Recent weeks have seen two high-profile cases of sport stars using recreational drugs in the form of US swimming legend Michael Phelps and England rugby star Matt Stevens. Drew Barrand, head of media at Sport Industry Group, looks at whether the punishments fitted the crimes.
Sport, drugs and rock n’ roll. You just can’t escape it lately it seems.
On the one side, you have governing bodies across the world desperately trying to control the impact of performance-enhancing drugs on their sports and their reputations. And on the other, there’s recreational drug use by the sports stars themselves, their actions as men and women betraying their standing as athletes.
Never has it been so pointedly proven in such a short space of time that the drugs effect hits from all sides. But just because the effect is all encompassing doesn’t necessarily mean that all drug-taking warrants the same damning reaction.
Let’s review the two recent high-profile cases of recreational drug use. In the first example, part-man part-fish Michael Phelps is photographed smoking a marijuana pipe after celebrating his astonishing gold medal haul at the Beijing Olympics. In the second we see England rugby prop Matt Stevens admitting a recreational drug addiction, thought to be cocaine.
The two events produced very different outcomes. Phelps receives a ban from all competition for three months – a period during which there is no major, or for that matter minor, swimming event rendering the decision relatively toothless, a very obvious slap on the wrist at best. Would the ban have been enforced had the incident happened a few weeks prior to the Olympics?
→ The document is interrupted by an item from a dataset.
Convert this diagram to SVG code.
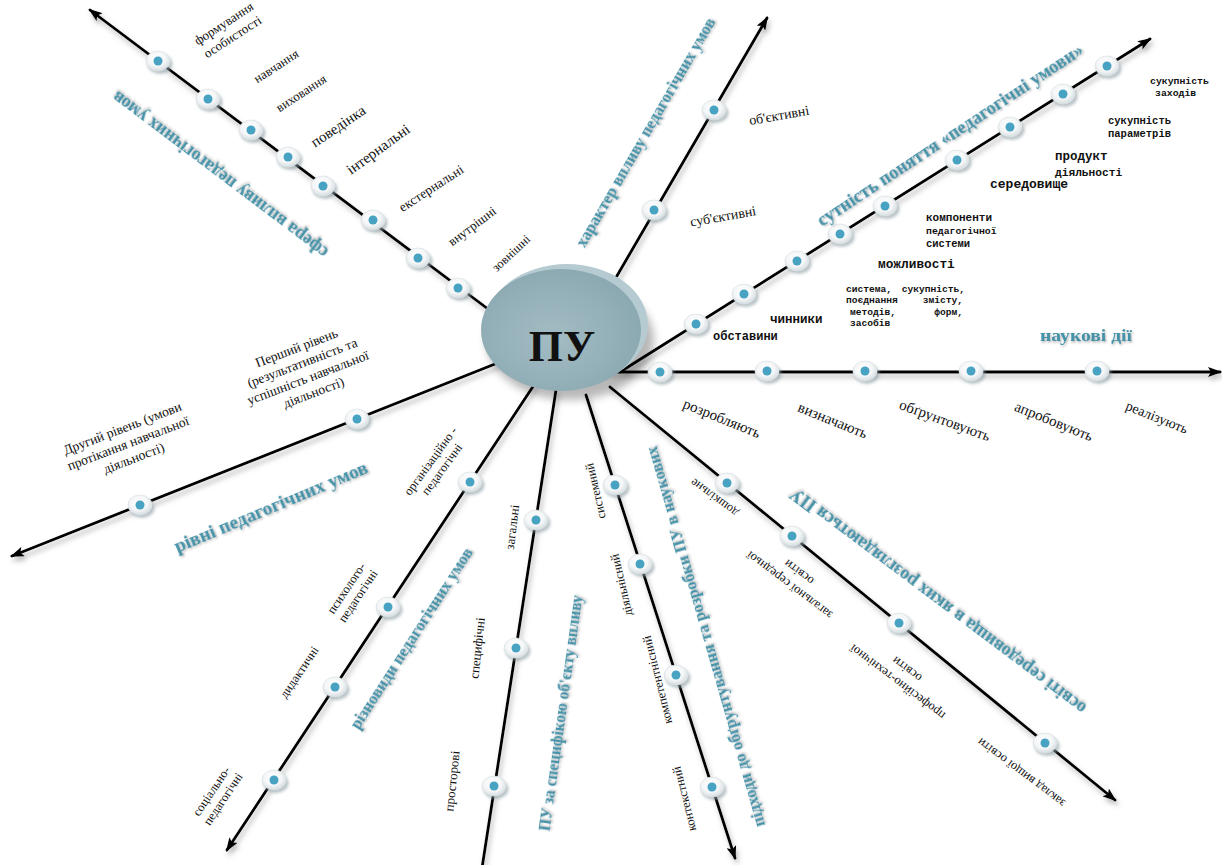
<svg xmlns="http://www.w3.org/2000/svg" xmlns:xlink="http://www.w3.org/1999/xlink" width="1222" height="865" viewBox="0 0 1222 865">
<defs>
  <style>
    .ray{stroke:#000;stroke-width:2.8;fill:none;stroke-linecap:round}
    .lbl{font-family:"Liberation Serif","DejaVu Serif",serif;fill:#111;text-anchor:middle}
    .mono{font-family:"Liberation Mono","DejaVu Sans Mono",monospace;fill:#111;font-weight:bold}
    .head{font-family:"Liberation Serif","DejaVu Serif",serif;font-weight:bold;fill:#4592a8;text-anchor:middle;filter:url(#tshadow)}
  </style>
  <filter id="lshadow" x="-10%" y="-10%" width="120%" height="120%">
    <feDropShadow dx="2" dy="4" stdDeviation="2.5" flood-color="#6f6f6f" flood-opacity="0.5"/>
  </filter>
  <filter id="tshadow" x="-10%" y="-30%" width="120%" height="160%">
    <feDropShadow dx="1" dy="1.5" stdDeviation="1" flood-color="#555" flood-opacity="0.45"/>
  </filter>
  <filter id="blur2" x="-50%" y="-50%" width="200%" height="200%">
    <feGaussianBlur stdDeviation="1.6"/>
  </filter>
  <filter id="blur5" x="-30%" y="-30%" width="160%" height="160%">
    <feGaussianBlur stdDeviation="4"/>
  </filter>
  <radialGradient id="beadGrad" cx="45%" cy="40%" r="60%">
    <stop offset="0" stop-color="#ffffff"/>
    <stop offset="0.6" stop-color="#f4f6f7"/>
    <stop offset="1" stop-color="#d6dde0"/>
  </radialGradient>
  <radialGradient id="diskGrad" cx="45%" cy="55%" r="60%">
    <stop offset="0" stop-color="#a3bcc4"/>
    <stop offset="1" stop-color="#8aa8b1"/>
  </radialGradient>
  <marker id="arr" viewBox="0 0 14 10" refX="12" refY="5" markerWidth="14" markerHeight="10" markerUnits="userSpaceOnUse" orient="auto">
    <path d="M0,0 L14,5 L0,10 L3,5 z" fill="#000"/>
  </marker>
  <g id="bead">
    <ellipse cx="2" cy="3" rx="12.5" ry="10" fill="#8c9ea4" opacity="0.6" filter="url(#blur2)"/>
    <ellipse cx="0" cy="0" rx="12" ry="10" fill="url(#beadGrad)" stroke="#dde3e6" stroke-width="0.8"/>
    <circle cx="0" cy="0" r="4.5" fill="#48a3c2"/>
  </g>
</defs>

<rect width="1222" height="865" fill="#ffffff"/>

<!-- connectors -->
<g id="connectors" filter="url(#lshadow)">
  <line class="ray" x1="500" y1="318" x2="90" y2="10" marker-end="url(#arr)"/>
  <line class="ray" x1="600" y1="305" x2="767" y2="18" marker-end="url(#arr)"/>
  <line class="ray" x1="620" y1="372" x2="1150" y2="39" marker-end="url(#arr)"/>
  <line class="ray" x1="610" y1="372" x2="1220" y2="372" marker-end="url(#arr)"/>
  <line class="ray" x1="500" y1="362" x2="12" y2="556" marker-end="url(#arr)"/>
  <line class="ray" x1="534" y1="385" x2="227" y2="850" marker-end="url(#arr)"/>
  <line class="ray" x1="556" y1="390" x2="482" y2="868"/>
  <line class="ray" x1="586" y1="395" x2="735" y2="858" marker-end="url(#arr)"/>
  <line class="ray" x1="610" y1="387" x2="1115" y2="800" marker-end="url(#arr)"/>
</g>

<!-- ray 1: сфера впливу -->
<g id="ray-sfera">
  <use xlink:href="#bead" x="158" y="61"/>
  <use xlink:href="#bead" x="208" y="99"/>
  <use xlink:href="#bead" x="251" y="130"/>
  <use xlink:href="#bead" x="288" y="157"/>
  <use xlink:href="#bead" x="323" y="186"/>
  <use xlink:href="#bead" x="373" y="220"/>
  <use xlink:href="#bead" x="418" y="258"/>
  <use xlink:href="#bead" x="458" y="288"/>
  <g transform="translate(228,30) rotate(-33)">
    <text class="lbl" font-size="13" y="-8" dy="0.35em">формування</text>
    <text class="lbl" font-size="13" y="8" dy="0.35em">особистості</text>
  </g>
  <text class="lbl" font-size="13" dy="0.35em" transform="translate(276,66) rotate(-33)">навчання</text>
  <text class="lbl" font-size="13" dy="0.35em" transform="translate(301,93) rotate(-33)">виховання</text>
  <text class="lbl" font-size="15" dy="0.35em" transform="translate(338,126) rotate(-34)">поведінка</text>
  <text class="lbl" font-size="15" dy="0.35em" transform="translate(378,149) rotate(-36)">інтернальні</text>
  <text class="lbl" font-size="13.5" dy="0.35em" transform="translate(431,188) rotate(-33)">екстернальні</text>
  <text class="lbl" font-size="13" dy="0.35em" transform="translate(472,226) rotate(-37)">внутрішні</text>
  <text class="lbl" font-size="12.5" dy="0.35em" transform="translate(511,253) rotate(-43)">зовнішні</text>
  <text class="head" font-size="18" dy="0.35em" textLength="265" lengthAdjust="spacingAndGlyphs" transform="translate(220,175) rotate(217)">сфера впливу педагогічних умов</text>
</g>

<!-- ray 2: характер впливу -->
<g id="ray-kharakter">
  <use xlink:href="#bead" x="714" y="110"/>
  <use xlink:href="#bead" x="654" y="210"/>
  <text class="lbl" font-size="14" dy="0.35em" transform="translate(779,115) rotate(-10)">об'єктивні</text>
  <text class="lbl" font-size="14" dy="0.35em" transform="translate(723,216) rotate(-10)">суб'єктивні</text>
  <text class="head" font-size="16.5" dy="0.35em" textLength="262" lengthAdjust="spacingAndGlyphs" transform="translate(645,132) rotate(-59.9)">характер впливу педагогічних умов</text>
</g>

<!-- ray 3: сутність поняття -->
<g id="ray-sutnist">
  <use xlink:href="#bead" x="696" y="324"/>
  <use xlink:href="#bead" x="744" y="294"/>
  <use xlink:href="#bead" x="797" y="261"/>
  <use xlink:href="#bead" x="840" y="234"/>
  <use xlink:href="#bead" x="885" y="206"/>
  <use xlink:href="#bead" x="957" y="160"/>
  <use xlink:href="#bead" x="1010" y="127"/>
  <use xlink:href="#bead" x="1063" y="94"/>
  <use xlink:href="#bead" x="1107" y="66"/>
  <text class="mono" font-size="9.8" x="1150" y="84">сукупність</text>
  <text class="mono" font-size="9.8" x="1155" y="96">заходів</text>
  <text class="mono" font-size="10.5" x="1108" y="124">сукупність</text>
  <text class="mono" font-size="10.5" x="1108" y="137">параметрів</text>
  <text class="mono" font-size="12.5" x="1055" y="160">продукт</text>
  <text class="mono" font-size="11.2" x="1055" y="176">діяльності</text>
  <text class="mono" font-size="13" x="990" y="188">середовище</text>
  <text class="mono" font-size="11" x="926" y="221">компоненти</text>
  <text class="mono" font-size="9.8" x="926" y="234">педагогічної</text>
  <text class="mono" font-size="10.5" x="926" y="247">системи</text>
  <text class="mono" font-size="12.8" x="878" y="268">можливості</text>
  <text class="mono" font-size="9.6" x="846" y="292">система,</text>
  <text class="mono" font-size="9.6" x="846" y="303">поєднання</text>
  <text class="mono" font-size="9.6" x="850" y="315">методів,</text>
  <text class="mono" font-size="9.6" x="850" y="326">засобів</text>
  <text class="mono" font-size="9.6" x="965" y="292" text-anchor="end">сукупність,</text>
  <text class="mono" font-size="9.6" x="963" y="303" text-anchor="end">змісту,</text>
  <text class="mono" font-size="9.6" x="963" y="315" text-anchor="end">форм,</text>
  <text class="mono" font-size="12.5" x="770" y="323">чинники</text>
  <text class="mono" font-size="12" x="713" y="340">обставини</text>
  <text class="head" font-size="18" dy="0.35em" textLength="315" lengthAdjust="spacingAndGlyphs" transform="translate(950,135) rotate(-33.5)">сутність поняття «педагогічні умови»</text>
</g>

<!-- ray 4: наукові дії -->
<g id="ray-diyi">
  <use xlink:href="#bead" x="660" y="372"/>
  <use xlink:href="#bead" x="767" y="371"/>
  <use xlink:href="#bead" x="865" y="371"/>
  <use xlink:href="#bead" x="971" y="371"/>
  <use xlink:href="#bead" x="1097" y="371"/>
  <text class="lbl" font-size="15" dy="0.35em" transform="translate(722,418) rotate(22)">розробляють</text>
  <text class="lbl" font-size="15" dy="0.35em" transform="translate(833,420) rotate(22)">визначають</text>
  <text class="lbl" font-size="15" dy="0.35em" transform="translate(945,420) rotate(20)">обґрунтовують</text>
  <text class="lbl" font-size="15" dy="0.35em" transform="translate(1054,421) rotate(22)">апробовують</text>
  <text class="lbl" font-size="14" dy="0.35em" transform="translate(1157,417) rotate(22)">реалізують</text>
  <text class="head" font-size="17.5" x="1086" y="341" textLength="92" lengthAdjust="spacingAndGlyphs">наукові дії</text>
</g>

<!-- ray 5: рівні -->
<g id="ray-rivni">
  <use xlink:href="#bead" x="357" y="419"/>
  <use xlink:href="#bead" x="140" y="505"/>
  <g transform="translate(305,370) rotate(-21)">
    <text class="lbl" font-size="13.5" y="-24" dy="0.35em">Перший рівень</text>
    <text class="lbl" font-size="13.5" y="-8" dy="0.35em">(результативність та</text>
    <text class="lbl" font-size="13.5" y="8" dy="0.35em">успішність навчальної</text>
    <text class="lbl" font-size="13.5" y="24" dy="0.35em">діяльності)</text>
  </g>
  <g transform="translate(128,443) rotate(-21)">
    <text class="lbl" font-size="13.5" y="-16" dy="0.35em">Другий рівень (умови</text>
    <text class="lbl" font-size="13.5" y="0" dy="0.35em">протікання навчальної</text>
    <text class="lbl" font-size="13.5" y="16" dy="0.35em">діяльності)</text>
  </g>
  <text class="head" font-size="18" dy="0.35em" textLength="208" lengthAdjust="spacingAndGlyphs" transform="translate(271,507) rotate(-22.8)">рівні педагогічних умов</text>
</g>

<!-- ray 6: різновиди -->
<g id="ray-riznovydy">
  <use xlink:href="#bead" x="470" y="482"/>
  <use xlink:href="#bead" x="388" y="607"/>
  <use xlink:href="#bead" x="335" y="687"/>
  <use xlink:href="#bead" x="274" y="780"/>
  <g transform="translate(436,465) rotate(-54)">
    <text class="lbl" font-size="12.5" y="-7" dy="0.35em">організаційно -</text>
    <text class="lbl" font-size="12.5" y="7" dy="0.35em">педагогічні</text>
  </g>
  <g transform="translate(352,592) rotate(-56)">
    <text class="lbl" font-size="12.5" y="-7" dy="0.35em">психолого-</text>
    <text class="lbl" font-size="12.5" y="7" dy="0.35em">педагогічні</text>
  </g>
  <text class="lbl" font-size="12.5" dy="0.35em" transform="translate(299,672) rotate(-56)">дидактичні</text>
  <g transform="translate(217,795) rotate(-56)">
    <text class="lbl" font-size="12.5" y="-7" dy="0.35em">соціально-</text>
    <text class="lbl" font-size="12.5" y="7" dy="0.35em">педагогічні</text>
  </g>
  <text class="head" font-size="16.5" dy="0.35em" textLength="212" lengthAdjust="spacingAndGlyphs" transform="translate(411,638) rotate(-57.2)">різновиди педагогічних умов</text>
</g>

<!-- ray 7: за специфікою -->
<g id="ray-spetsyfika">
  <use xlink:href="#bead" x="536" y="520"/>
  <use xlink:href="#bead" x="516" y="648"/>
  <use xlink:href="#bead" x="494" y="786"/>
  <text class="lbl" font-size="13" dy="0.35em" transform="translate(512,527) rotate(-83)">загальні</text>
  <text class="lbl" font-size="13" dy="0.35em" transform="translate(477,648) rotate(-84)">специфічні</text>
  <text class="lbl" font-size="13" dy="0.35em" transform="translate(452,781) rotate(-84)">просторові</text>
  <text class="head" font-size="16" dy="0.35em" textLength="238" lengthAdjust="spacingAndGlyphs" transform="translate(560,713) rotate(-82)">ПУ за специфікою об'єкту впливу</text>
</g>

<!-- ray 8: підходи -->
<g id="ray-pidkhody">
  <use xlink:href="#bead" x="615" y="485"/>
  <use xlink:href="#bead" x="640" y="564"/>
  <use xlink:href="#bead" x="676" y="675"/>
  <use xlink:href="#bead" x="712" y="787"/>
  <text class="lbl" font-size="12.5" dy="0.35em" transform="translate(595,491) rotate(-103)">системний</text>
  <text class="lbl" font-size="12.5" dy="0.35em" transform="translate(621,585) rotate(-103)">діяльнісний</text>
  <text class="lbl" font-size="12.5" dy="0.35em" transform="translate(657,680) rotate(-104)">компетентнісний</text>
  <text class="lbl" font-size="12.5" dy="0.35em" transform="translate(684,799) rotate(-104)">контекстний</text>
  <text class="head" font-size="16" dy="0.35em" textLength="395" lengthAdjust="spacingAndGlyphs" transform="translate(705,637) rotate(-106)">підходи до обґрунтування та розробки ПУ в наукових</text>
</g>

<!-- ray 9: освіті середовища -->
<g id="ray-osvita">
  <use xlink:href="#bead" x="727" y="483"/>
  <use xlink:href="#bead" x="792" y="536"/>
  <use xlink:href="#bead" x="899" y="623"/>
  <use xlink:href="#bead" x="1045" y="743"/>
  <text class="lbl" font-size="12.5" dy="0.35em" transform="translate(714,498) rotate(216.5)">дошкільне</text>
  <g transform="translate(794,579) rotate(217)">
    <text class="lbl" font-size="12.5" y="-8" dy="0.35em">загальної середньої</text>
    <text class="lbl" font-size="12.5" y="8" dy="0.35em">освіти</text>
  </g>
  <g transform="translate(902,676) rotate(217)">
    <text class="lbl" font-size="12.5" y="-8" dy="0.35em">професійно-технічної</text>
    <text class="lbl" font-size="12.5" y="8" dy="0.35em">освіти</text>
  </g>
  <text class="lbl" font-size="12.5" dy="0.35em" transform="translate(1021,773) rotate(217)">заклад вищої освіти</text>
  <text class="head" font-size="18" dy="0.35em" textLength="365" lengthAdjust="spacingAndGlyphs" transform="translate(938,601) rotate(216.9)">освіті середовища в яких розглядаються ПУ</text>
</g>

<!-- centre node -->
<g id="node-PU">
  <ellipse cx="570" cy="340" rx="84" ry="60" fill="#000" opacity="0.28" filter="url(#blur5)"/>
  <ellipse cx="567" cy="325" rx="81" ry="61" fill="#b6cbd1"/>
  <ellipse cx="561" cy="330" rx="80" ry="61" fill="url(#diskGrad)"/>
  <text x="562" y="361" font-family="'Liberation Serif','DejaVu Serif',serif" font-weight="bold" font-size="44" fill="#111" text-anchor="middle">ПУ</text>
</g>
</svg>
Probably not.
Despite most looking on with pity, Stevens however is castigated by all, dropped from the England squad and now faces a lengthy spell out of the sport while he ‘rebuilds his life’ after his ‘shameful behaviour’.
The worst argument in defence of either action is that how sports stars act in their personal lives has no impact on their professional occupations. By reaching the top of their sport they have become, whether intentionally or unintentionally, role models. Of course, they should be held up to a higher moral standard than those outside of the limelight. To ask anything less is merely letting down the thousands of kids who look up to their way of life.
Do the punishments however fit the crimes? Most would argue yes.
Even putting to one side the different classifications between marijuana and cocaine in terms of the severity of the drug abuse, Phelps’ misdemeanour appears on the face of it to be a one-off incident while Stevens’ openly admitted to an ongoing addiction.
Public perception is also equally polarised on the nature of the two incidents – there are those who share a strange feeling that somehow Phelps had earned the right to cut loose a little bit after his Beijing performances and that his admission of smoking marijuana was a minor offence at best. On the other foot, Stevens was not only letting himself down significantly but all his teammates and the sport as a whole as well – a far greater crime in the eyes of many. A fundamental difference between individual and team sports perhaps?
Perception also dictates that smoking a joint is an adolescent slip while snorting cocaine amounts to hardcore drug abuse.
Of course, none of this is meant to condone drug taking in any way. Both men should have known better. Both men acted improperly. The shade of grey lies in the perceived severity of the failing.
Have they been fairly treated? It’s difficult to say with an absolute belief but then none of this is an absolute science. Each case is unique with its own pros and cons for each course of action.
The one thing that is abundantly clear is that there is no right answer across the board. Drug taking is undoubtedly bad. How bad is a moving feast.
With all the pre-conceptions that come with drugs that are within the public conscience, there are still any number of permutations. And that’s for the drugs we think we know about.
Pity the soon-to-be named chief executive of the new national anti-doping agency which will take full responsibility for drug testing of UK elite athletes as of later this year. For him or her, the difference between one drug and the other is even more complex and the repercussions even more severe.